The Post (Buea)

Cameroon: In Dreams Begin Responsibilities

Al-Yasha Ilhaam

7 November 2008


opinion

As night falls in America, it's a new day in Cameroon. Barack Obama is now the President-Elect of the United States. At 5:00 A.M., I ran down the street searching in vain for a taxi to get to the Capitol Hotel Residence to meet my American colleagues visiting for the International Conference of African and Caribbean Literatures at the University of Buea.

I called my parents and spoke with other family members. We shouted in amazement and congratulated ourselves for having survived long enough to witness a Black President, while acknowledging the many thousands gone who could only dream for such a day.

When I arrived at the hotel, I found most of the international contingent up and shouting, tears of joy streaming as we switched back and forth from CNN to BBC to the football game (briefly). McCain gave his concession speech (if it had been three minutes longer I would have been asleep) followed by Obama's much more invigorating victory speech.

Before an audience of around 250,000 at Grant Park in Chicago, Obama mentioned Martin Luther King and the civil rights movement in reference to Ann Nixon Cooper, a 106 year old Atlanta voter, who has lived through many political and social changes. "She was there for the buses in Montgomery, the hoses in Birmingham, a bridge in Selma, and a preacher from Atlanta who told a people that 'We Shall Overcome.' Yes we can."

The dream of Martin Luther King connects to the belief that the freedoms declared in the Constitution at the expense of the minority will one day be enjoyed by all. I spoke to the people from my village about the long haul from civil rights to the White House, from Atlanta to Buea, from the past to the future, from King to the Kansas-Kenyan.

I specifically wanted to know about how they viewed the concept of the "American dream;" is Obama's victory a realization of King's dream? Stephany Spaulding hails from Chicago, and she sees a connection between the two men and their messages. "This is the perfect book-end to a symbolic journey.

He took the convention nomination on the same night as the 'I Have a Dream' speech," she observes, "and he'll be inaugurated on the weekend we reserve for Martin Luther King." Coincidence? She thinks not. Also, like King, Obama is clear that his charismatic speeches aren't enough to make changes; his goals require a popular groundswell of support.

"It was never about King, the man, and he understood it was never about himself. I think that God was able to utilize Barack Obama because he understood it was not about him," she says.

Leah Creque wears a t-shirt bearing the countenances of Obama and King and referring to "dreams", but thinks the differences are as important as the similarities. Raised in the Deep South, she sees how far the dream has come. "I'm the same age as the children who were bombed in Birmingham," she says. "My father was a leading minister.

I knew teenagers and college students who were picketing. I grew up in the middle of the civil rights movement." She sees the major difference as one of scope. "The dream of King was the access and opportunity, getting the vote. This is more about changing things intrinsically," she says. "King's dream was about fundamentals; we weren't even thinking about healthcare."

It's clear that the civil rights movement was the starting point for many of the changes we see today.
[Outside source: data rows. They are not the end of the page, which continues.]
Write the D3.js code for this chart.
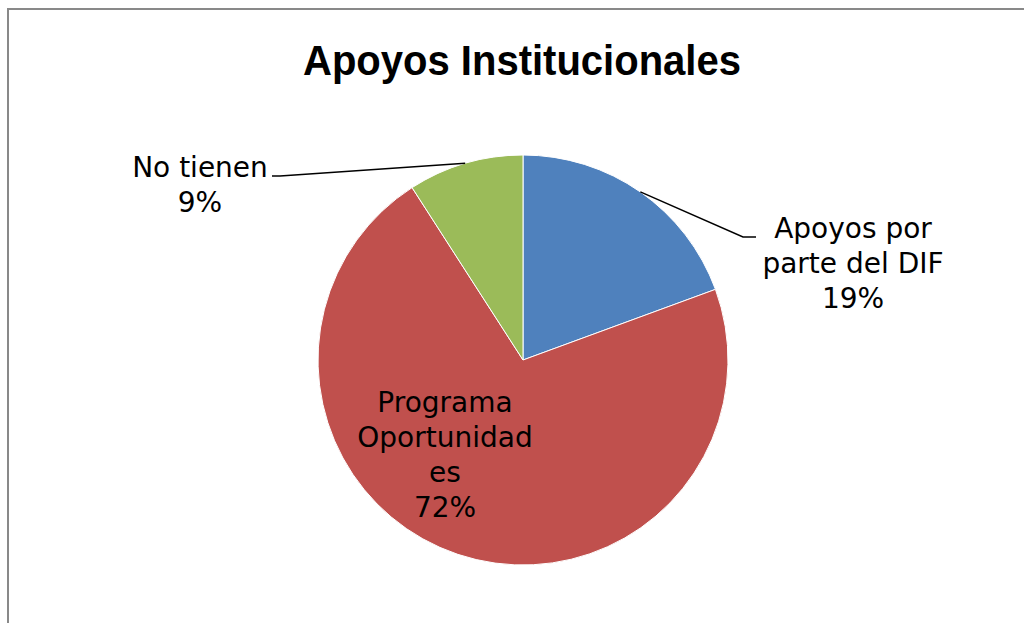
<!DOCTYPE html>
<html>
<head>
<meta charset="utf-8">
<script src="https://cdn.jsdelivr.net/npm/d3@7"></script>
<style>
  html, body { margin: 0; padding: 0; background: #fff; }
  svg { display: block; }
</style>
</head>
<body>
<svg id="chart" width="1024" height="623"></svg>
<script>
const categories = ["Apoyos por parte del DIF", "Programa Oportunidades", "No tienen"];
const values = [19.4, 71.5, 9.1];
const colors = ["#4F81BD", "#C0504D", "#9BBB59"];
const labelLines = [["Apoyos por", "parte del DIF"], ["Programa", "Oportunidad", "es"], ["No tienen"]];

const svg = d3.select("#chart");
const W = 1024, H = 623;

// frame
svg.append("rect").attr("x", 8).attr("y", 9).attr("width", W + 20).attr("height", H + 20)
  .attr("fill", "#fff").attr("stroke", "#898989").attr("stroke-width", 2);

// title
svg.append("text")
  .attr("x", 522).attr("y", 75)
  .attr("text-anchor", "middle")
  .attr("font-family", "'Liberation Sans Narrow', 'Arial Narrow', 'Liberation Sans', sans-serif")
  .attr("font-weight", "bold")
  .attr("font-size", 42)
  .attr("textLength", 438).attr("lengthAdjust", "spacingAndGlyphs")
  .attr("fill", "#000")
  .text("Apoyos Institucionales");

const cx = 523, cy = 360, R = 205;
const total = d3.sum(values);
const pie = d3.pie().sort(null).value(d => d)(values);
const arc = d3.arc().innerRadius(0).outerRadius(R);

const g = svg.append("g").attr("transform", `translate(${cx},${cy})`);
g.selectAll("path").data(pie).join("path")
  .attr("d", arc)
  .attr("fill", (d, i) => colors[i])
  .attr("stroke", "#fff").attr("stroke-width", 1);

const pct = v => Math.round(v / total * 100) + "%";
const font = "'DejaVu Sans', sans-serif";
const fs = 28;
const lh = 35;

function multiline(x, y, lines) {
  const t = svg.append("text")
    .attr("font-family", font).attr("font-size", fs)
    .attr("text-anchor", "middle").attr("fill", "#000");
  lines.forEach((l, k) => {
    t.append("tspan").attr("x", x).attr("y", y + k * lh).text(l);
  });
}

// helper: point on circle at mid-angle
function edgePoint(d, r) {
  const a = (d.startAngle + d.endAngle) / 2;
  return [cx + r * Math.sin(a), cy - r * Math.cos(a)];
}

// DIF label (outside, right)
{
  const d = pie[0];
  const p = edgePoint(d, R);
  svg.append("polyline")
    .attr("points", [p, [743, 237], [756, 237]].map(q => q.join(",")).join(" "))
    .attr("fill", "none").attr("stroke", "#000").attr("stroke-width", 1.5);
  multiline(853, 238, [...labelLines[0], pct(values[0])]);
}

// No tienen label (outside, left)
{
  const d = pie[2];
  const p = edgePoint(d, R);
  svg.append("polyline")
    .attr("points", [p, [280, 176], [272, 176]].map(q => q.join(",")).join(" "))
    .attr("fill", "none").attr("stroke", "#000").attr("stroke-width", 1.5);
  multiline(200, 177, [...labelLines[2], pct(values[2])]);
}

// Programa Oportunidades label (inside)
multiline(445, 412, [...labelLines[1], pct(values[1])]);
</script>
</body>
</html>
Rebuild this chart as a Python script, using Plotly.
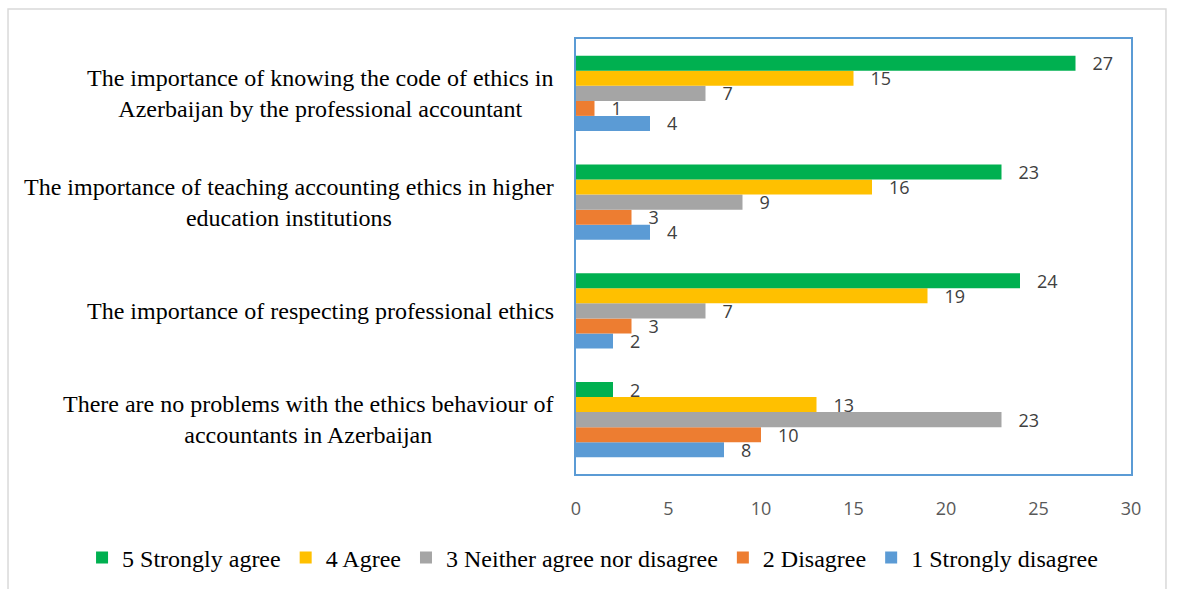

But King's generation had better be cautious of taking too much credit. Young voters, new voters, and heavy campaigning in traditionally Republican states were crucial in winning the election.

Obama also had to go over some old heads to get to where he is, although nobody can hold it against him for superseding Jesse Jackson Jr. and other members of the civil rights elite. It hasn't always worked for him, as in his campaign against Bobby Rush, but Obama has always maintained that the civil rights movement is American history and the future has to build on that foundation rather than relive the 1960's glory days.

For a less informed but more impassioned version of this theory, you should hear my brother rant about baby boomers; self righteous windbags still living off their laurels and Marching on Washington, ready to die with the baton super-glued to their hands rather than pass it along, hating their kids who went to law school just as much as the ones who won't move out of the basement. Nothing personal, though.

It has been, as the media keeps saying, "a long road to victory." But this victory is representative of how much the culture is changing. It's also been a long night and I look forward to getting to sleep, perchance to dream. The best part will be waking up to see that Obama, actually, won the election and, that, when I return to America, the country will have changed for the better.

Meanwhile, I am happy to be here with my colleagues from America, admiring the view of Mt. Fako. "This is my first time on the continent," Spaulding says. "The sun is rising over the second biggest mountain in West Africa. The biggest mountain was slavery, and we just climbed over it."